Glossary

certification scope

Certification scope is the formally defined boundaries of activities, sites, products, and processes covered by a specific standard or audit certification.

Certification scope commonly refers to the formally defined boundaries of what an external certification or registration covers for an organization. It describes which activities, sites, processes, products, and services are included under a specific standard or scheme (such as ISO 9001, AS9100, or cybersecurity frameworks).

The certification scope is typically documented in the certificate itself and in associated internal records. It is used by customers, regulators, and internal teams to understand where a particular certification applies and where it does not.
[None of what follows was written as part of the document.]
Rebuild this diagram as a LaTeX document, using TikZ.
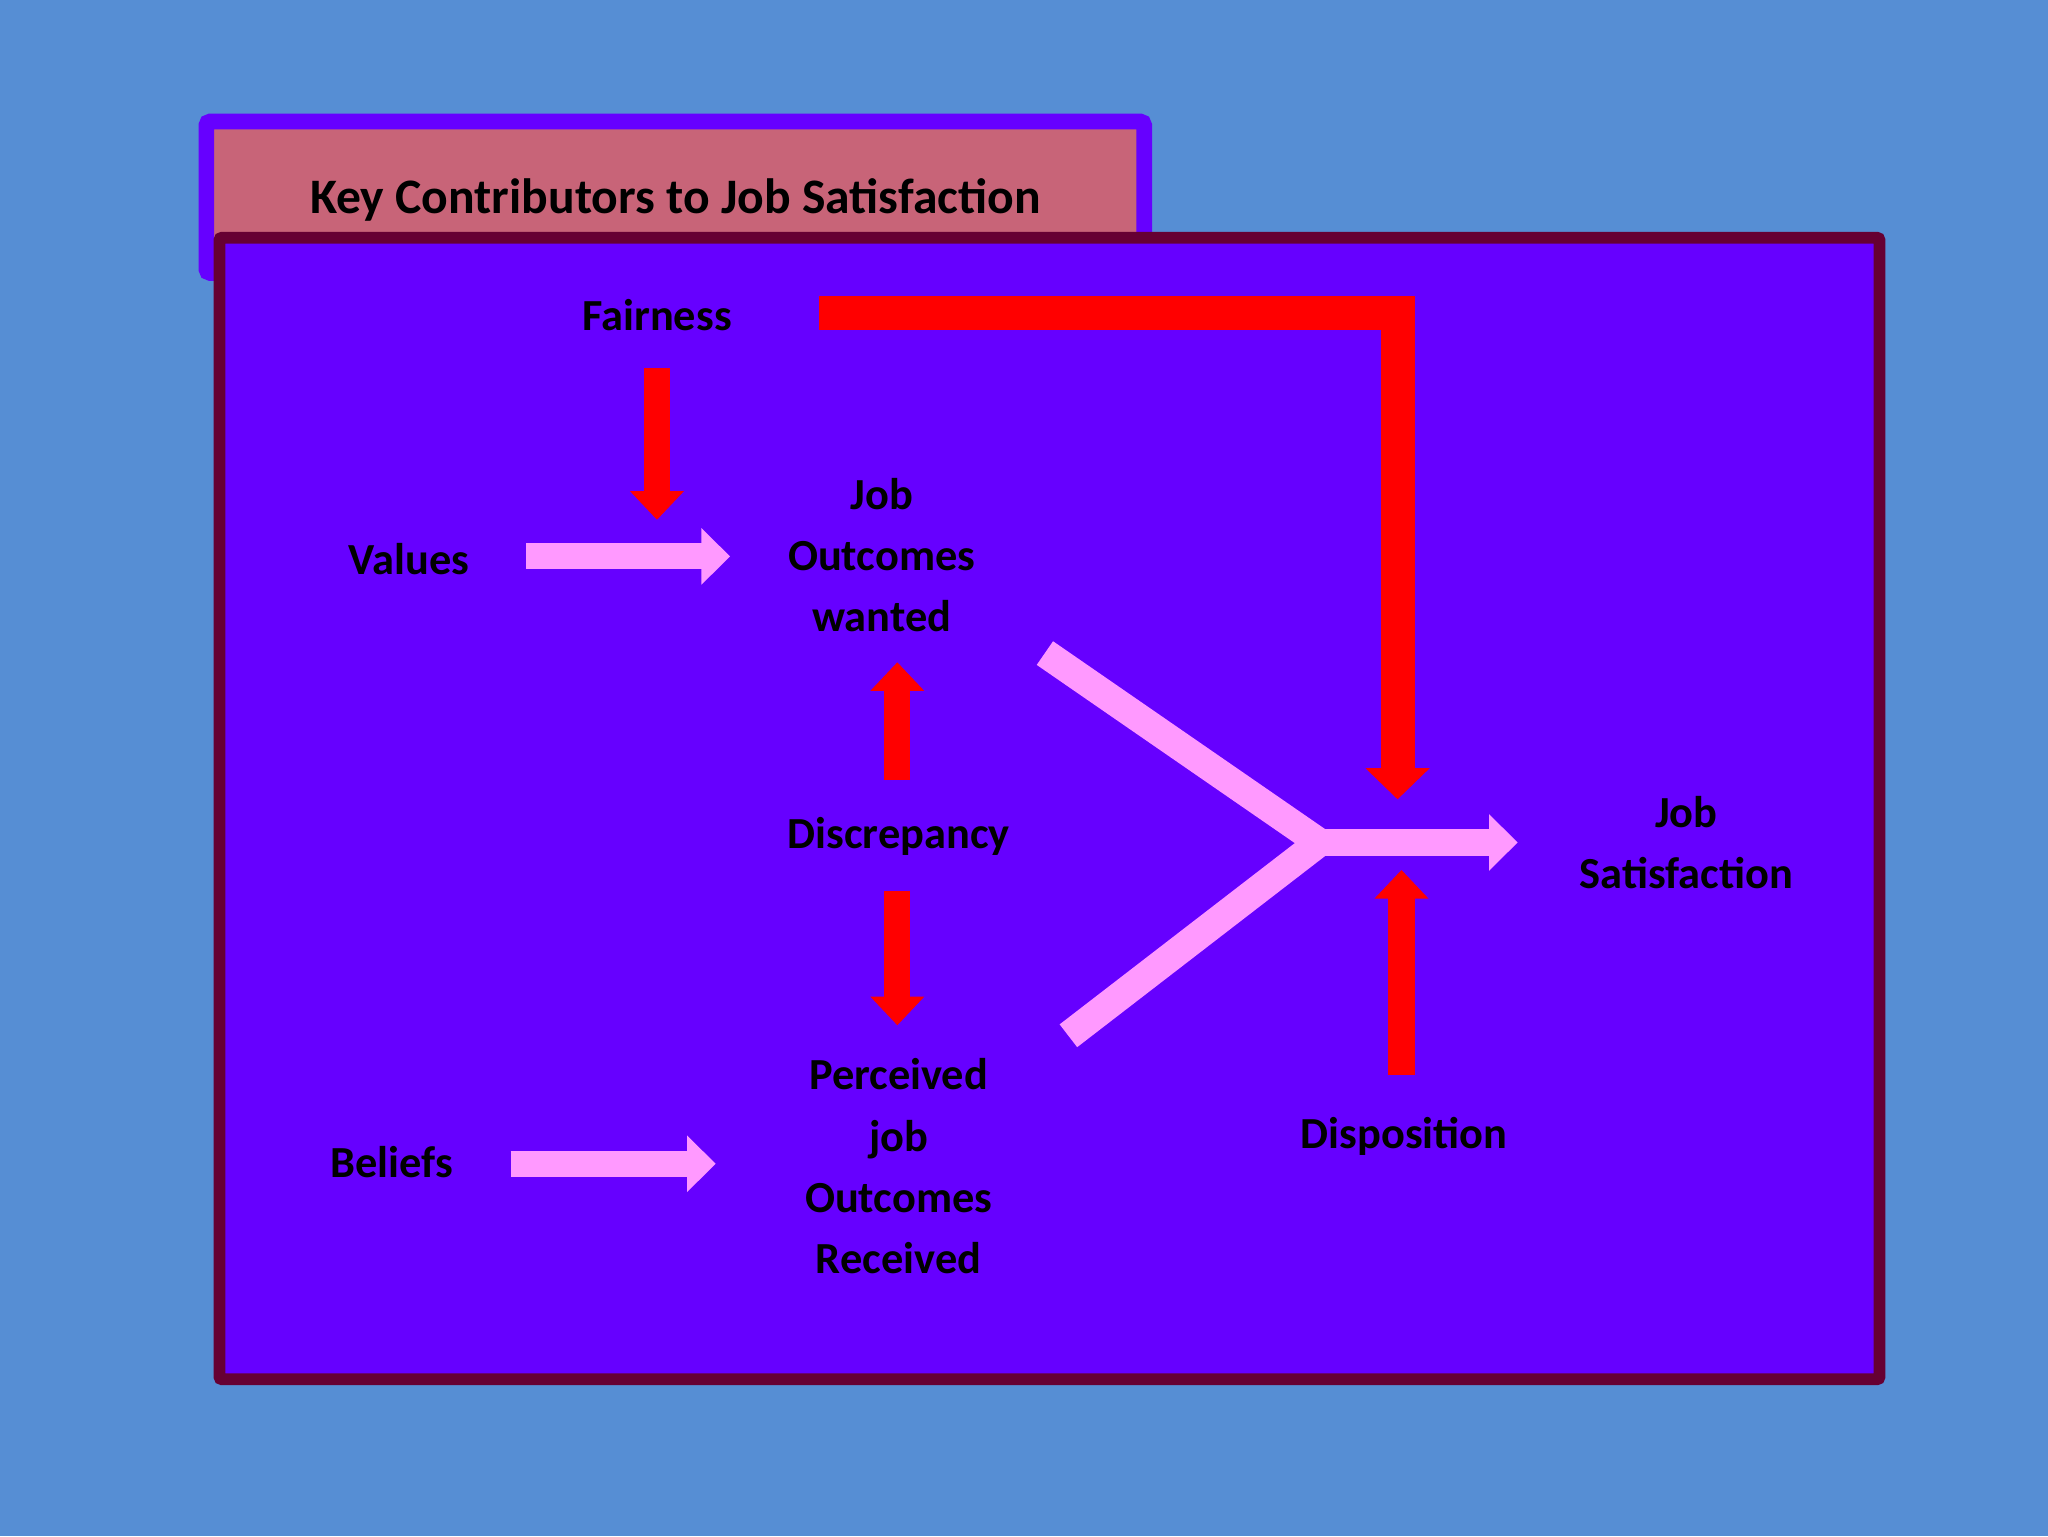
\documentclass[tikz,border=0pt]{standalone}
\usepackage{fontspec}
\setmainfont{Carlito}
\usetikzlibrary{arrows.meta}
\definecolor{bg}{RGB}{86,142,212}
\definecolor{vio}{RGB}{102,0,255}
\definecolor{tab}{RGB}{200,100,120}
\definecolor{maroon}{RGB}{102,0,51}
\definecolor{pinkA}{RGB}{255,153,255}
\tikzset{
  lbl/.style={font=\fontsize{34}{47}\selectfont\bfseries, align=center, text=black},
  redarr/.style={draw=red, line width=20pt, -{Triangle[width=40pt,length=22pt]}},
  pinkarr/.style={draw=pinkA, line width=20pt, -{Triangle[width=42pt,length=22pt]}},
  pinkline/.style={draw=pinkA, line width=22pt},
}
\begin{document}
\begin{tikzpicture}[x=1pt,y=-1pt]
\fill[bg] (0,0) rectangle (1568,1176);
\useasboundingbox (0,0) rectangle (1568,1176);
% title tab
\filldraw[fill=tab, draw=vio, line width=12pt, rounded corners=3pt] (158,93) rectangle (876,209);
\node[lbl, font=\fontsize{38}{46}\selectfont\bfseries] (title) at (517,153) {Key Contributors to Job Satisfaction};
% main box
\filldraw[fill=vio, draw=maroon, line width=9pt, rounded corners=2pt] (168,182) rectangle (1439,1056);
% labels
\node[lbl] (fair) at (503,241) {Fairness};
\node[lbl] (val) at (313,428) {Values};
\node[lbl] (jow) at (675,425) {Job\\Outcomes\\wanted};
\node[lbl] (disc) at (688,640) {Discrepancy};
\node[lbl] (per) at (688,893) {Perceived\\job\\Outcomes\\Received};
\node[lbl] (bel) at (300,890) {Beliefs};
\node[lbl] (disp) at (1075,870) {Disposition};
\node[lbl] (js) at (1291,645) {Job\\Satisfaction};
% coordinates
\coordinate (f1) at (503,282); \coordinate (f2) at (503,398);
\coordinate (d1) at (687,597); \coordinate (d2) at (687,507);
\coordinate (d3) at (687,682); \coordinate (d4) at (687,785);
\coordinate (p1) at (1073,823); \coordinate (p2) at (1073,666);
\coordinate (g1) at (627,240); \coordinate (g2) at (1070,240); \coordinate (g3) at (1070,612);
\coordinate (v1) at (403,426); \coordinate (v2) at (559,426);
\coordinate (b1) at (391,891); \coordinate (b2) at (548,891);
\coordinate (y1) at (800,500); \coordinate (y2) at (818,793);
\coordinate (yc) at (1010,645); \coordinate (ye) at (1162,645);
% arrows
\draw[redarr] (f1) -- (f2);
\draw[redarr] (d1) -- (d2);
\draw[redarr] (d3) -- (d4);
\draw[redarr] (p1) -- (p2);
\draw[draw=red, line width=26pt, -{Triangle[width=48pt,length=24pt]}] (g1) -- (g2) -- (g3);
\draw[pinkarr] (v1) -- (v2);
\draw[pinkarr] (b1) -- (b2);
\draw[pinkline, line join=miter] (y1) -- (yc) -- (y2);
\draw[pinkarr] (yc) -- (ye);
\end{tikzpicture}
\end{document}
What certification scope usually includes

In industrial and regulated manufacturing environments, certification scope commonly defines:

  • Organizational boundaries: specific legal entities, sites, plants, or business units included in the certification.
  • Activities and processes: types of operations covered, such as design, manufacturing, assembly, test, inspection, repair, or distribution.
  • Products and services: product families, component types, systems, or service offerings that fall under the certified system.
  • Applicable standards: which standard(s) the scope relates to, for example ISO 9001, AS9100, ISO 27001 or CMMC.
  • Limitations and exclusions: processes or functions not covered, such as design-excluded scopes or non-certified sites.

Operationally, the certification scope should be reflected in quality management systems, MES/ERP configurations, document control, and customer-facing information so it is clear which work is performed under which certified environment.
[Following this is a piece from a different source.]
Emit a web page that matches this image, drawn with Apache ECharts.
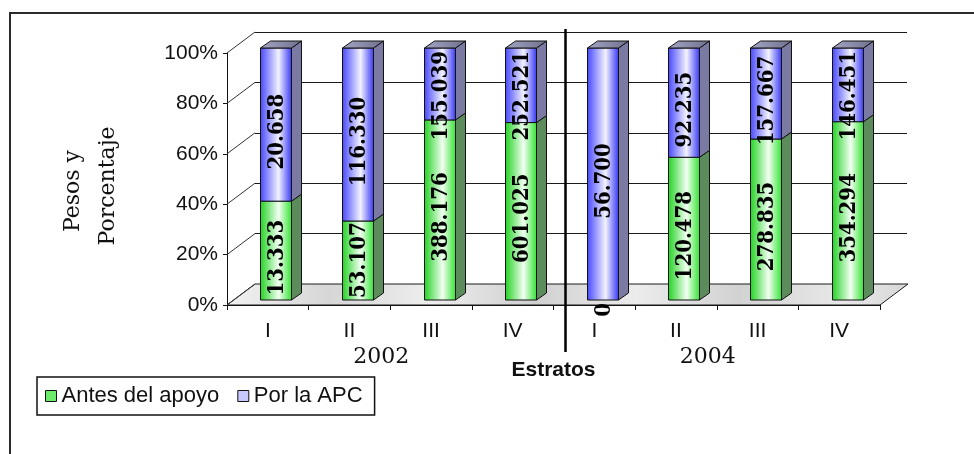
<!DOCTYPE html>
<html>
<head>
<meta charset="utf-8">
<script src="https://cdn.jsdelivr.net/npm/echarts@6/dist/echarts.min.js"></script>
<style>
  html, body { margin: 0; padding: 0; background: #fff; }
  #main { width: 974px; height: 454px; }
</style>
</head>
<body>
<div id="main"></div>
<script>
// Strata per year (2002 block, then 2004 block)
const categories = ['I', 'II', 'III', 'IV', 'I', 'II', 'III', 'IV'];
const years = ['2002', '2004'];
// Pesos before the support and contributed by the APC
const antesDelApoyo = [13333, 53107, 388176, 601025, 0, 120478, 278835, 354294];
const porLaAPC = [20658, 116330, 155039, 252521, 56700, 92235, 157667, 146451];
const yTicks = [0, 20, 40, 60, 80, 100];

// 100% stacking: share of each part within its stratum
const shareAntes = antesDelApoyo.map((a, i) => a / (a + porLaAPC[i]) * 100);

const DX = 28, DY = 21;          // depth of the 3D box (side wall / floor)
const BAR_OX = 8, BAR_OY = -5;   // bar front face pushed into depth
const BAR_DX = 10, BAR_DY = -7;  // bar thickness in depth

const LABEL_FAMILY = '"DejaVu Serif Condensed", "DejaVu Serif", serif';
const LABEL_SIZE = 22;
const measureCtx = document.createElement('canvas').getContext('2d');
measureCtx.font = 'bold ' + LABEL_SIZE + 'px ' + LABEL_FAMILY;

const chart = echarts.init(document.getElementById('main'));

function fmt(n) {
  return String(n).replace(/\B(?=(\d{3})+(?!\d))/g, '.');
}

function barRenderer(faceStops, sideColor) {
  return function (params, api) {
    const i = api.value(0), s = api.value(1), e = api.value(2), raw = api.value(3);
    const band = api.size([1, 0])[0];
    const w = Math.round(band * 0.38);
    const pb = api.coord([i, s]);
    const pt = api.coord([i, e]);
    const xL = Math.round(pb[0] - w / 2 + BAR_OX) + 0.5;
    const xR = xL + w;
    const yB = pb[1] + BAR_OY;
    const yT = pt[1] + BAR_OY;
    const children = [];
    if (yB - yT > 0.5) {
      children.push({
        type: 'polygon',
        shape: { points: [[xR, yT], [xR + BAR_DX, yT + BAR_DY], [xR + BAR_DX, yB + BAR_DY], [xR, yB]] },
        style: { fill: sideColor, stroke: '#111', lineWidth: 1 }
      });
      children.push({
        type: 'rect',
        shape: { x: xL, y: yT, width: w, height: yB - yT },
        style: {
          fill: new echarts.graphic.LinearGradient(0, 0, 1, 0, faceStops),
          stroke: '#111', lineWidth: 1
        }
      });
      if (e >= 99.999) {
        children.push({
          type: 'polygon',
          shape: { points: [[xL, yT], [xL + BAR_DX, yT + BAR_DY], [xR + BAR_DX, yT + BAR_DY], [xR, yT]] },
          style: {
            fill: new echarts.graphic.LinearGradient(0, 0, 1, 0, [
              { offset: 0, color: '#a4a4c4' }, { offset: 1, color: '#70708e' }
            ]),
            stroke: '#111', lineWidth: 1
          }
        });
      }
    }
    // value label, rotated; kept off the bar's base and top ends
    const text = fmt(raw);
    const len = measureCtx.measureText(text).width;
    let cy;
    if (raw === 0) {
      cy = yB + len / 2 + 3;
    } else {
      cy = (yT + yB) / 2 + 7;
      if (s <= 0.001) cy = Math.min(cy, yB - len / 2 - 2);
      if (e >= 99.999) cy = Math.max(cy, yT + len / 2 + 3);
    }
    children.push({
      type: 'text',
      x: xL + w / 2 + 1,
      y: cy,
      rotation: Math.PI / 2,
      style: {
        text: text,
        fontFamily: LABEL_FAMILY,
        fontSize: LABEL_SIZE,
        fontWeight: 'bold',
        fill: '#000',
        align: 'center',
        verticalAlign: 'middle'
      }
    });
    return { type: 'group', children: children };
  };
}

const greenStops = [
  { offset: 0, color: '#1fd21f' },
  { offset: 0.58, color: '#f2fff2' },
  { offset: 1, color: '#2fe42f' }
];
const blueStops = [
  { offset: 0, color: '#4646ff' },
  { offset: 0.58, color: '#f2f2ff' },
  { offset: 1, color: '#3434f4' }
];

const sansFamily = '"Liberation Sans", Arial, sans-serif';

const option = {
  animation: false,
  backgroundColor: '#fff',
  grid: [
    { left: 227, right: 94, top: 53, bottom: 149 },   // front plane
    { left: 255, right: 67, top: 32, bottom: 170 }    // back wall
  ],
  xAxis: [
    {
      type: 'category', gridIndex: 0, data: categories,
      name: 'Estratos', nameLocation: 'middle', nameGap: 55,
      nameTextStyle: { fontFamily: sansFamily, fontSize: 21, fontWeight: 'bold', color: '#111' },
      axisLine: { lineStyle: { color: '#111', width: 1 } },
      axisTick: { show: true, interval: 0, alignWithLabel: false, length: 5, lineStyle: { color: '#111' } },
      axisLabel: { interval: 0, margin: 16, fontFamily: sansFamily, fontSize: 21, color: '#111' },
      splitLine: { show: false }
    },
    {
      type: 'category', gridIndex: 0, data: years, position: 'bottom',
      axisLine: { show: false }, axisTick: { show: false },
      axisLabel: {
        interval: 0, margin: 41, padding: [0, 18, 0, 0],
        fontFamily: '"DejaVu Serif", serif', fontSize: 22, color: '#111'
      },
      splitLine: { show: false }
    },
    { type: 'category', gridIndex: 1, data: categories, show: false }
  ],
  yAxis: [
    {
      type: 'value', gridIndex: 0, min: 0, max: 100, interval: 20,
      axisLine: { show: true, lineStyle: { color: '#111', width: 1 } },
      axisTick: { show: true, length: 4, lineStyle: { color: '#111' } },
      axisLabel: { formatter: '{value}%', margin: 9, fontFamily: sansFamily, fontSize: 21, color: '#111' },
      splitLine: { show: false }
    },
    {
      type: 'value', gridIndex: 1, min: 0, max: 100, interval: 20,
      axisLine: { show: false }, axisTick: { show: false }, axisLabel: { show: false },
      splitLine: { show: true, lineStyle: { color: '#1a1a1a', width: 1 } }
    }
  ],
  legend: {
    left: 37, top: 377,
    orient: 'horizontal',
    padding: [8, 12, 8, 8],
    itemGap: 18, itemWidth: 11, itemHeight: 11,
    borderColor: '#111', borderWidth: 1.5, backgroundColor: '#fff',
    textStyle: { fontFamily: sansFamily, fontSize: 22, color: '#111' },
    data: [
      { name: 'Antes del apoyo', icon: 'rect', itemStyle: { color: '#6cec6c', borderColor: '#111', borderWidth: 1 } },
      { name: 'Por la APC', icon: 'rect', itemStyle: { color: '#c8c8ff', borderColor: '#111', borderWidth: 1 } }
    ]
  },
  graphic: [
    {
      type: 'rect', z: -10, silent: true,
      shape: { x: 10, y: 13, width: 1000, height: 500 },
      style: { fill: 'none', stroke: '#2a2a2a', lineWidth: 2 }
    },
    {
      type: 'text', x: 73, y: 191, rotation: Math.PI / 2,
      style: { text: 'Pesos y', fontFamily: '"DejaVu Serif", serif', fontSize: 22, fill: '#111', align: 'center', verticalAlign: 'middle' }
    },
    {
      type: 'text', x: 108, y: 186, rotation: Math.PI / 2,
      style: { text: 'Porcentaje', fontFamily: '"DejaVu Serif", serif', fontSize: 22, fill: '#111', align: 'center', verticalAlign: 'middle' }
    }
  ],
  series: [
    {
      // floor of the 3D box
      type: 'custom', name: 'piso', xAxisIndex: 0, yAxisIndex: 0, z: 1, clip: false, silent: true,
      data: [[0, 0]],
      renderItem: function (params, api) {
        const cs = params.coordSys;
        const x0 = cs.x, x1 = cs.x + cs.width, y0 = cs.y + cs.height;
        return {
          type: 'polygon',
          shape: { points: [[x0, y0], [x1, y0], [x1 + DX, y0 - DY], [x0 + DX, y0 - DY]] },
          style: {
            fill: new echarts.graphic.LinearGradient(0, 0, 1, 0, [
              { offset: 0, color: '#f2f2f2' }, { offset: 0.15, color: '#d6d6d6' },
              { offset: 0.3, color: '#eeeeee' }, { offset: 0.45, color: '#cfcfcf' },
              { offset: 0.6, color: '#ececec' }, { offset: 0.75, color: '#d2d2d2' },
              { offset: 0.9, color: '#e8e8e8' }, { offset: 1, color: '#d8d8d8' }
            ]),
            stroke: '#1a1a1a', lineWidth: 1
          }
        };
      }
    },
    {
      // side-wall gridlines joining front axis to back wall
      type: 'custom', name: 'pared', xAxisIndex: 0, yAxisIndex: 0, z: 1, clip: false, silent: true,
      data: yTicks.map(v => [0, v]),
      renderItem: function (params, api) {
        const cs = params.coordSys;
        const p = api.coord([0, api.value(1)]);
        return {
          type: 'line',
          shape: { x1: cs.x, y1: p[1], x2: cs.x + DX, y2: p[1] - DY },
          style: { stroke: '#333', lineWidth: 1 }
        };
      }
    },
    {
      type: 'custom', name: 'Antes del apoyo', xAxisIndex: 0, yAxisIndex: 0, z: 3, clip: false,
      itemStyle: { color: '#6cec6c' },
      encode: { x: 0, y: [1, 2] },
      data: antesDelApoyo.map((v, i) => [i, 0, shareAntes[i], v]),
      renderItem: barRenderer(greenStops, '#5c8c5c')
    },
    {
      type: 'custom', name: 'Por la APC', xAxisIndex: 0, yAxisIndex: 0, z: 3, clip: false,
      itemStyle: { color: '#c8c8ff' },
      encode: { x: 0, y: [1, 2] },
      data: porLaAPC.map((v, i) => [i, shareAntes[i], 100, v]),
      renderItem: barRenderer(blueStops, '#7a7aa2')
    },
    {
      // divider between the 2002 and 2004 blocks
      type: 'custom', name: 'division', xAxisIndex: 0, yAxisIndex: 0, z: 4, clip: false, silent: true,
      data: [[3, 0]],
      renderItem: function (params, api) {
        const cs = params.coordSys;
        const band = api.size([1, 0])[0];
        const p = api.coord([api.value(0), api.value(1)]);
        const x = p[0] + band / 2 + 12;
        return {
          type: 'line',
          shape: { x1: x, y1: cs.y - 24, x2: x, y2: p[1] + 47 },
          style: { stroke: '#000', lineWidth: 2.5 }
        };
      }
    }
  ]
};

chart.setOption(option);
</script>
</body>
</html>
Use in multi-site and integrated operations

In multi-site manufacturers, different plants or business units may have different certification scopes. For example, one site may be certified for AS9100 including design, while another is certified only for production of specific part families. In these cases, organizations typically:

  • Map products, programs, and customers to the sites that are within the relevant certification scope.
  • Configure routing, work orders, and approved supplier lists so certified and non-certified flows do not get confused.
  • Maintain evidence showing that activities claimed as certified actually occur within the defined scope.

Common confusion

  • Certification scope vs. process scope: Process scope describes the boundaries of a specific process or procedure (for example, what a work instruction covers). Certification scope is broader and tied to a formal external certification.
  • Certification scope vs. organization-wide coverage: A company may be certified only for part of its operations. It is incorrect to assume that a single certification automatically covers every site, product, or service unless the documented scope states this.
  • Certification scope vs. regulatory applicability: Certification scope is defined for a standard or scheme and does not, by itself, determine whether a regulation applies. Regulatory scope is set by laws or authorities, even if certification is used as supporting evidence.

Relation to audits and evidence

During external audits, auditors typically verify that the management system and collected evidence match the declared certification scope. Internally, operations, quality, and IT/OT teams often use the scope to decide:

  • Which processes must follow certified procedures and controls.
  • Which records must be retained as evidence for the certified activities.
  • How changes to products, sites, or IT/MES systems affect what is inside or outside the scope.

Clear and maintained certification scope helps prevent incorrect claims about coverage and supports accurate communication to customers and regulators.